> **DATA RECORDS**:

|---|

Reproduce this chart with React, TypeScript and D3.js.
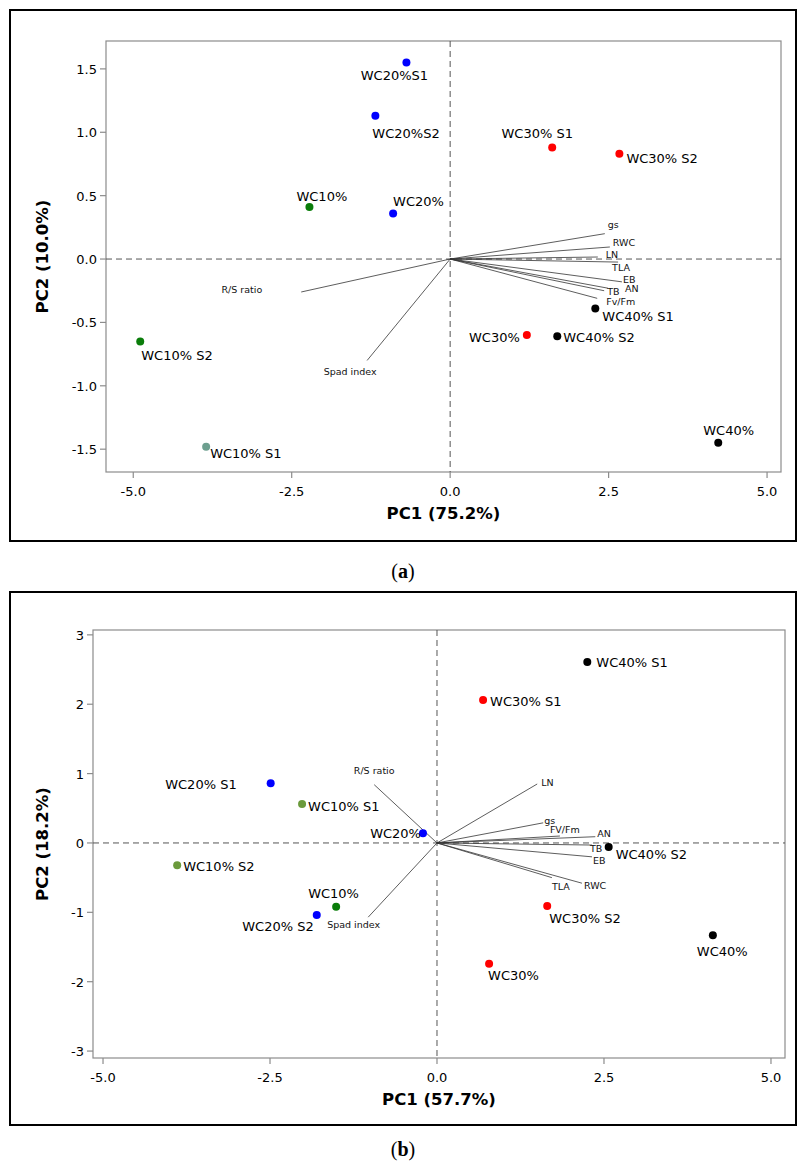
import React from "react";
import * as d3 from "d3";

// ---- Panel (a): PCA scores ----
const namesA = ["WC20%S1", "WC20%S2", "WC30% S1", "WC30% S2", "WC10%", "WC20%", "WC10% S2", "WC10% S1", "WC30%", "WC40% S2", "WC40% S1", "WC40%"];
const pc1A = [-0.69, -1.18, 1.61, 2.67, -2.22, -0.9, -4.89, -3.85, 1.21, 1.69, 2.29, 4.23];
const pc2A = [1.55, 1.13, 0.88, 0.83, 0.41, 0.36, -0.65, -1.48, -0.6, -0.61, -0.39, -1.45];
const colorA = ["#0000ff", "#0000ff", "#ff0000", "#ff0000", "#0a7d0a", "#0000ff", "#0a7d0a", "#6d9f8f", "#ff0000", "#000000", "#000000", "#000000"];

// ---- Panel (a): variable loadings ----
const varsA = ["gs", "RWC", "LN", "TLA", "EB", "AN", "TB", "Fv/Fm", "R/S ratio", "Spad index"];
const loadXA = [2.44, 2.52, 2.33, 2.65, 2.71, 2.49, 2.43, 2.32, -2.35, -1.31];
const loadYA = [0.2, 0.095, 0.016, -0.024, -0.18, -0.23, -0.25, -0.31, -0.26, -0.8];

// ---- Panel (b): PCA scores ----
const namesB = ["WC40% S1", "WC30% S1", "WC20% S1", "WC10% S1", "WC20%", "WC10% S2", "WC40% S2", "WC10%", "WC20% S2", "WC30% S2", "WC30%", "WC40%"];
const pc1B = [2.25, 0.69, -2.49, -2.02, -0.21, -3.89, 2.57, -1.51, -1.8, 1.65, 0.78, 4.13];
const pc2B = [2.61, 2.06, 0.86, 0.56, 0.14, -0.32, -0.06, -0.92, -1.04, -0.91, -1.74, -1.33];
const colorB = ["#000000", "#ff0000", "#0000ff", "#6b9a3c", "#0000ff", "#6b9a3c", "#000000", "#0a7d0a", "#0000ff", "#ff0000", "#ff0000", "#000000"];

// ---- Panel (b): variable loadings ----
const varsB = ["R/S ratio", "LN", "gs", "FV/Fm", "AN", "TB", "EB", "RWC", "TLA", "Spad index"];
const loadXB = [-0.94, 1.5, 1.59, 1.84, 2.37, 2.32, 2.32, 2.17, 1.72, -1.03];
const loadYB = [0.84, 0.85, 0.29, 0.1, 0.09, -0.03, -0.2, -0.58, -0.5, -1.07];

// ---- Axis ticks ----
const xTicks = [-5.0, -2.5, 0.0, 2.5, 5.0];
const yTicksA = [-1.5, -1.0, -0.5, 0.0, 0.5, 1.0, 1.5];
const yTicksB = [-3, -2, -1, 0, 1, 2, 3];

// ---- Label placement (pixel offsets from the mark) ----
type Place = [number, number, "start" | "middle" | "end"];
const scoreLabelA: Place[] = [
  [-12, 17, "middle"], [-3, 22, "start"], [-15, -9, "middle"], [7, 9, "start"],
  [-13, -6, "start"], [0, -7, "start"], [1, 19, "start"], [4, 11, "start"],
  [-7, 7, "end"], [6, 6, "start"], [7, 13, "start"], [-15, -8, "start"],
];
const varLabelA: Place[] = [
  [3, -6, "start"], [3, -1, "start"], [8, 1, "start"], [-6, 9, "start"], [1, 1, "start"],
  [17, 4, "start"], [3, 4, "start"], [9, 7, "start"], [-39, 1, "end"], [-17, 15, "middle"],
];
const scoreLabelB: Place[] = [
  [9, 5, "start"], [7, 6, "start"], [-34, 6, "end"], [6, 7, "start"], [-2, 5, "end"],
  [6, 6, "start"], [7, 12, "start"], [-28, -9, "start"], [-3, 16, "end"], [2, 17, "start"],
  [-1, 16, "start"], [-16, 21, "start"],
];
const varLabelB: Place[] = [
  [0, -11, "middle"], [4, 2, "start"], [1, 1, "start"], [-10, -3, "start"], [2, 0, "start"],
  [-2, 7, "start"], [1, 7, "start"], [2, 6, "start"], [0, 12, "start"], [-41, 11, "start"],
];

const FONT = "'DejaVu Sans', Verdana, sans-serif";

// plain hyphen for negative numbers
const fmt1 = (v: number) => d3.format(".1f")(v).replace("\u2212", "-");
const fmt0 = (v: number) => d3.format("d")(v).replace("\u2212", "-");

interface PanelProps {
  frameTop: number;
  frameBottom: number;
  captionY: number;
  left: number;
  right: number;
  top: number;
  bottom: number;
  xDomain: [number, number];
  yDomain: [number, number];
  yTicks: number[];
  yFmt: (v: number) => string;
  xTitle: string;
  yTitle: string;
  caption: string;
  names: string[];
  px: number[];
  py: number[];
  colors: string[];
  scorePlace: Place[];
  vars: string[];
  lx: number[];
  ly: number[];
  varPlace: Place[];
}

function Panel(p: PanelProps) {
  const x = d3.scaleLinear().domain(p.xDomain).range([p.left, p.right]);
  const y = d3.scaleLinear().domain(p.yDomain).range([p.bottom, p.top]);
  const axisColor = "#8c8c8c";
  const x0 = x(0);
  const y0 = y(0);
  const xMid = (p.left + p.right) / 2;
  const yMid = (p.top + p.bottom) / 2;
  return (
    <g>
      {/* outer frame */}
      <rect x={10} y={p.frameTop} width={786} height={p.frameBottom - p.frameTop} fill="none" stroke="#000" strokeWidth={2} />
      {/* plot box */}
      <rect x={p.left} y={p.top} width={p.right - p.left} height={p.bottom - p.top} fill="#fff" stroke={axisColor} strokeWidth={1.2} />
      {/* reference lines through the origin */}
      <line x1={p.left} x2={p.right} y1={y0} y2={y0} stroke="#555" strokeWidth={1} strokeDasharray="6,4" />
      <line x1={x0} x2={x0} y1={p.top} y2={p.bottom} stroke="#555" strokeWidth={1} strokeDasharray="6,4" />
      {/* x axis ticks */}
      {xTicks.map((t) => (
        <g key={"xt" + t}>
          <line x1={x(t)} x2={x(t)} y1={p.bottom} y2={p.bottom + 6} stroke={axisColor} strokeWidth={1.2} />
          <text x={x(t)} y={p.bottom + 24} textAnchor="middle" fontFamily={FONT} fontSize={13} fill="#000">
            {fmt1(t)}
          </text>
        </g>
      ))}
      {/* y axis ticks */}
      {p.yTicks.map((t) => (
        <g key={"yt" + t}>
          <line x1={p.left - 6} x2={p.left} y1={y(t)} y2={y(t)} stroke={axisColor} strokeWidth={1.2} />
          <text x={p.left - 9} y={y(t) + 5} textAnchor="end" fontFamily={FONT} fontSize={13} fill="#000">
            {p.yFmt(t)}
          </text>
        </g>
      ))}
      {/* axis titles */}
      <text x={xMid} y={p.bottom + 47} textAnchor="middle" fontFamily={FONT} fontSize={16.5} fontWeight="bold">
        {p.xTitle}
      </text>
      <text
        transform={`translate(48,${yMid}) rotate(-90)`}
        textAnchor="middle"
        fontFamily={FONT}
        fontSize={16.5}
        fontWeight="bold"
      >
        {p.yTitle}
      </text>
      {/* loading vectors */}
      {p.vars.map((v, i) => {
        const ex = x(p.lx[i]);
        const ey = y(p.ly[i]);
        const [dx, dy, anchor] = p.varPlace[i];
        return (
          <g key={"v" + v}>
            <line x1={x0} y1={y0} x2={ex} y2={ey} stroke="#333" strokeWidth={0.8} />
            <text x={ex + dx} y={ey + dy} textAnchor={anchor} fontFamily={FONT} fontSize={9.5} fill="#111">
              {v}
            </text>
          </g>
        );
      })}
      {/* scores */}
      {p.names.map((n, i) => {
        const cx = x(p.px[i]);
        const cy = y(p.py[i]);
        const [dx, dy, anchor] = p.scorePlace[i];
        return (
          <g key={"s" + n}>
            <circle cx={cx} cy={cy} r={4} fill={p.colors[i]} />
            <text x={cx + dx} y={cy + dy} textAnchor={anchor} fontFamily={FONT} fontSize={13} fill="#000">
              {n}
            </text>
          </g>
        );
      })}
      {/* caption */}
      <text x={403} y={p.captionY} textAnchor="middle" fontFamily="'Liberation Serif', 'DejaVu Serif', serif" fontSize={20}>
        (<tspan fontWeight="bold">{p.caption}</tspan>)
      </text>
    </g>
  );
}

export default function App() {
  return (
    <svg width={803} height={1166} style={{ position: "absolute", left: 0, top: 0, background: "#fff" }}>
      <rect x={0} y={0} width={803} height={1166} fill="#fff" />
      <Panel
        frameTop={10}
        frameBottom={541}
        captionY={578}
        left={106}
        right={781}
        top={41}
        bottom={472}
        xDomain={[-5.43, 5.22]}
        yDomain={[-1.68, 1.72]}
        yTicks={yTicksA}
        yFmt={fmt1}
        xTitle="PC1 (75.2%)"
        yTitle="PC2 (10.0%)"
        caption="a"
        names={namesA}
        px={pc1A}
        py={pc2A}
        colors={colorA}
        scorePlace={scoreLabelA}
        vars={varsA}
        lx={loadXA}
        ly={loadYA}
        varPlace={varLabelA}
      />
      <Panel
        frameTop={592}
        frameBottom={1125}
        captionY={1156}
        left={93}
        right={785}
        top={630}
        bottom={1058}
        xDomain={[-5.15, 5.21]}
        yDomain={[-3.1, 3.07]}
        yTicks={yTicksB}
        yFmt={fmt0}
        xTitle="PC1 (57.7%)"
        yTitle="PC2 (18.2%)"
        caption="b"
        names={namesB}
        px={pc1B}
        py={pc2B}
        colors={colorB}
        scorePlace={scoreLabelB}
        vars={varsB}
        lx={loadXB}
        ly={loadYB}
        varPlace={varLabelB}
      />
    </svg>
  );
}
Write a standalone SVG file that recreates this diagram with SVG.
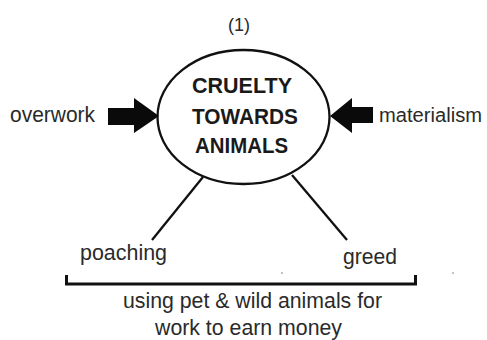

|---|

> **JOB**:
Pictures are excluded; extract exactly the lines from the start of the data through the line that holds "import * as", both ends included.

> **COMPLETE ANSWER**:
Reproduce this chart with React, TypeScript and D3.js.
import React from "react";
import * as d3 from "d3";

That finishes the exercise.